A study suggest potential gaps in the training of neurosurgery residents with regard to endovascular neurosurgery. In an era of minimally invasive therapies, changes in residency curricula may be needed to keep pace with the ever-changing field of neurosurgery 3)
The femoral artery is usually punctured below the inguinal ligament for neuroendovascular procedures with a 18-19 gauge needle.
To place the wire with Seldinger technique in the artery with removal of the percutaneous needle and the introduction of the sheath 4).
The sheath is removed at the end of the procedure, then manual compression should be performed for 10-20 minutes to achieve hemostasis.
This minimizes the risk of local and embolic complications.
Remove the sheath only when the Activated Partial Thromboplastin Time (aPTT) has returned to normal (< 36 secs) or when the Activated Clotting Time (ACT) is < 170.
see femoral arterial closure device.
Endovascular treatment by mechanical thrombectomy will be increasingly chosen as an adjunctive or alternative to intravenous thrombolysis. To apply this form of stroke treatment is associated with the challenge of optimal periinterventional treatment. The patient has to be identified, counselled, prepared, monitored, cardiovascularly stabilized, possibly sedated and ventilated, and postprocedurally treated in the optimal way. However, most aspects of periinterventional treatment have as yet not been clarified and require prospective research. Among these, the question of general anesthesia vs conscious sedation has received most attention and may be the most crucial one. Based on a great amount of retrospective data, it appears reasonable to start the intervention under conscious sedation of the non-intubated patient with standby measures for emergent intubation, until prospective randomized trials have clarified that issue. Periinterventional management will significantly affect the success of recanalization 5).
The expansion of endovascular techniques for intracranial aneurysms has led to a global decrease in vascular neurosurgery activity. This situation might impact neurosurgeons' level of expertise, even though they all might have to deal with this surgically challenging pathology, and pleads for the use of training and simulation programmes dedicated to neurovascular surgery 6).
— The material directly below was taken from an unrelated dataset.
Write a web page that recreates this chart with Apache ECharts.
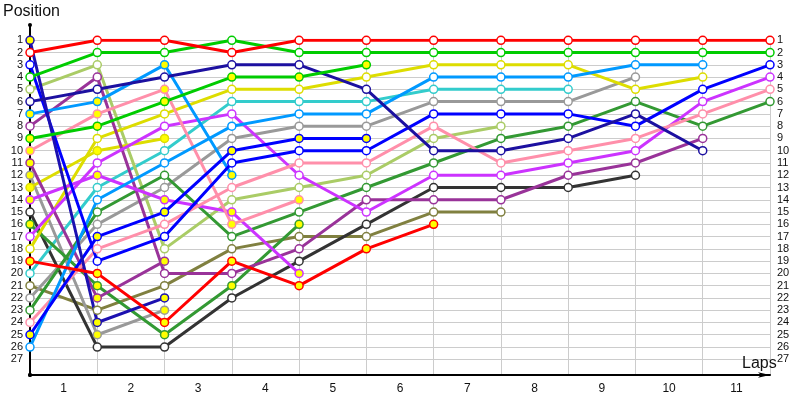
<!DOCTYPE html>
<html>
<head>
<meta charset="utf-8">
<script src="https://cdn.jsdelivr.net/npm/echarts@6/dist/echarts.min.js"></script>
<style>
  html, body { margin: 0; padding: 0; background: #fff; }
  #chart { width: 800px; height: 400px; }
</style>
</head>
<body>
<div id="chart"></div>
<script>
  // lap labels under the axis
  var laps = ['1', '2', '3', '4', '5', '6', '7', '8', '9', '10', '11'];
  var lastPosition = 27;

  // position per lap, starting with the grid (lap 0)
  var red       = [2, 1, 1, 2, 1, 1, 1, 1, 1, 1, 1, 1];
  var red2      = [19, 20, 24, 19, 21, 18, 16];
  var green     = [4, 2, 2, 1, 2, 2, 2, 2, 2, 2, 2, 2];
  var green2    = [9, 8, 6, 4, 4, 3];
  var navy      = [6, 5, 4, 3, 3, 5, 10, 10, 9, 7, 10];
  var navy2     = [1, 24, 22];
  var blue      = [3, 19, 17, 11, 10, 10, 7, 7, 7, 8, 5, 3];
  var blue2     = [25, 17, 15, 10, 9, 9];
  var skyblue   = [26, 14, 11, 8, 7, 7, 4, 4, 4, 3, 3];
  var skyblue2  = [7, 6, 3, 12];
  var pink      = [24, 18, 16, 13, 11, 11, 8, 11, 10, 9, 7, 5];
  var pink2     = [10, 7, 5, 16, 14];
  var magenta   = [17, 11, 8, 7, 12, 15, 12, 12, 11, 10, 6, 4];
  var magenta2  = [14, 12, 14, 15, 20];
  var purple    = [8, 4, 20, 20, 18, 14, 14, 14, 12, 11, 9];
  var purple2   = [11, 22, 19];
  var yellow    = [18, 9, 7, 5, 5, 4, 3, 3, 3, 5, 4];
  var yellow2   = [13, 10, 9];
  var darkgreen = [23, 15, 12, 17, 15, 13, 11, 9, 8, 6, 8, 6];
  var darkgreen2 = [16, 21, 25, 21, 16];
  var gray      = [22, 16, 13, 9, 8, 8, 6, 6, 6, 4];
  var gray2     = [12, 25, 23];
  var lightgreen = [5, 3, 18, 14, 13, 12, 9, 8];
  var cyan      = [20, 13, 10, 6, 6, 6, 5, 5, 5];
  var olive     = [21, 23, 21, 18, 17, 17, 15, 15];
  var black     = [15, 26, 26, 22, 19, 16, 13, 13, 13, 12];

  var chart = echarts.init(document.getElementById('chart'));

  function driver(name, values, color, pit) {
    return {
      name: name,
      type: 'line',
      xAxisIndex: 2,
      yAxisIndex: 3,
      data: values.map(function (v, i) { return [i, v]; }),
      symbol: 'circle',
      symbolSize: 8,
      showAllSymbol: true,
      lineStyle: { color: color, width: 3 },
      itemStyle: { color: pit ? '#ffff00' : '#ffffff', borderColor: color, borderWidth: 1.5 },
      emphasis: { disabled: true },
      animation: false
    };
  }

  var font = 'Liberation Sans';

  chart.setOption({
    animation: false,
    title: [
      { text: 'Position', left: 3, top: 4, padding: 0,
        textStyle: { fontFamily: font, fontSize: 16, fontWeight: 'normal', color: '#111' } },
      { text: 'Laps', left: 742, top: 356, padding: 0,
        textStyle: { fontFamily: font, fontSize: 16, fontWeight: 'normal', color: '#111' } }
    ],
    grid: [
      { left: 30, right: 30, top: 40.27, bottom: 40.73 },
      { left: 30, right: 30, top: 25, bottom: 25 },
      { left: 30, right: 30, top: 40.27, bottom: 25 }
    ],
    xAxis: [
      { gridIndex: 0, type: 'value', min: 0, max: 11, show: false },
      {
        gridIndex: 1, type: 'category', data: laps, boundaryGap: true, position: 'bottom',
        axisLine: { lineStyle: { color: '#000', width: 2 }, symbol: ['circle', 'arrow'], symbolSize: [4, 12] },
        axisTick: { show: false },
        splitLine: { show: false },
        axisLabel: { fontFamily: font, fontSize: 12, color: '#111', margin: 8 }
      },
      {
        gridIndex: 2, type: 'value', min: 0, max: 11, interval: 1,
        axisLine: { show: false }, axisTick: { show: false }, axisLabel: { show: false },
        splitLine: { show: true, lineStyle: { color: '#cccccc', width: 1 } }
      }
    ],
    yAxis: [
      {
        gridIndex: 0, type: 'value', inverse: true, min: 1, max: lastPosition, interval: 1,
        axisLine: { show: false }, axisTick: { show: false },
        axisLabel: { fontFamily: font, fontSize: 11, color: '#111', margin: 7 },
        splitLine: { show: true, lineStyle: { color: '#cccccc', width: 1 } }
      },
      {
        gridIndex: 0, type: 'value', inverse: true, min: 1, max: lastPosition, interval: 1, position: 'right',
        axisLine: { show: false }, axisTick: { show: false },
        axisLabel: { fontFamily: font, fontSize: 11, color: '#111', margin: 7 },
        splitLine: { show: false }
      },
      {
        gridIndex: 1, type: 'value', min: 0, max: 1,
        axisLine: { show: true, lineStyle: { color: '#000', width: 2 }, symbol: ['circle', 'circle'], symbolSize: [4, 4] },
        axisTick: { show: false }, axisLabel: { show: false }, splitLine: { show: false }
      },
      {
        gridIndex: 2, type: 'value', inverse: true, min: 1, max: 28.28, show: false
      }
    ],
    series: [
      driver('olive', olive, '#808040', false),
      driver('black', black, '#333333', false),
      driver('cyan', cyan, '#33cccc', false),
      driver('lightgreen', lightgreen, '#aacc66', false),
      driver('gray2', gray2, '#999999', true),
      driver('gray', gray, '#999999', false),
      driver('darkgreen2', darkgreen2, '#339933', true),
      driver('darkgreen', darkgreen, '#339933', false),
      driver('yellow2', yellow2, '#dddd00', true),
      driver('yellow', yellow, '#dddd00', false),
      driver('purple2', purple2, '#993399', true),
      driver('purple', purple, '#993399', false),
      driver('magenta2', magenta2, '#cc33ff', true),
      driver('magenta', magenta, '#cc33ff', false),
      driver('pink2', pink2, '#ff8faa', true),
      driver('pink', pink, '#ff8faa', false),
      driver('skyblue2', skyblue2, '#0099ff', true),
      driver('skyblue', skyblue, '#0099ff', false),
      driver('blue2', blue2, '#0000ff', true),
      driver('blue', blue, '#0000ff', false),
      driver('navy2', navy2, '#1c10b0', true),
      driver('navy', navy, '#1c10a0', false),
      driver('green2', green2, '#00cc00', true),
      driver('green', green, '#00cc00', false),
      driver('red2', red2, '#ff0000', true),
      driver('red', red, '#ff0000', false)
    ]
  });
</script>
</body>
</html>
● uncorrected (life-threatening) bleeding disorders
● relative contraindications:
○ poor renal function (due to iodine dye load): hemodialysis can be arranged in emergent situations; alternatively, the patient may be hydrated and monitored for a return to baseline creatinine
○ connective tissue disorder that predisposes to vessel dissection
○ severe allergy to iodine contrast: requires prior administration of “dye allergy prep”
○ Major atheroma of the aortic arch or plaque/atherosclerosis of great vessels (innominate, subclavian, common carotid artery) due to the high risk for thromboembolic complications
○ for spinal angiography: thoracic aortic aneurysm (relative)
A stable intracranial guide catheter position within the intracranial vasculature is critical for safe, successful endovascular treatment
Neuroendovascular treatment in Japan is increasing and the outcomes of such therapy are clinically acceptable. Details of each type of treatment will be investigated in sub-analyses of the database 7).
The risk of hemorrhage must be considered when using anticoagulation and antiplatelet therapy in patients requiring ventriculostomy. Interventionalists must not only work closely with neurosurgeons when it is anticipated that a ventriculostomy may be needed but also ensure that there is good communication with the neurosurgical team during the postprocedural period 8).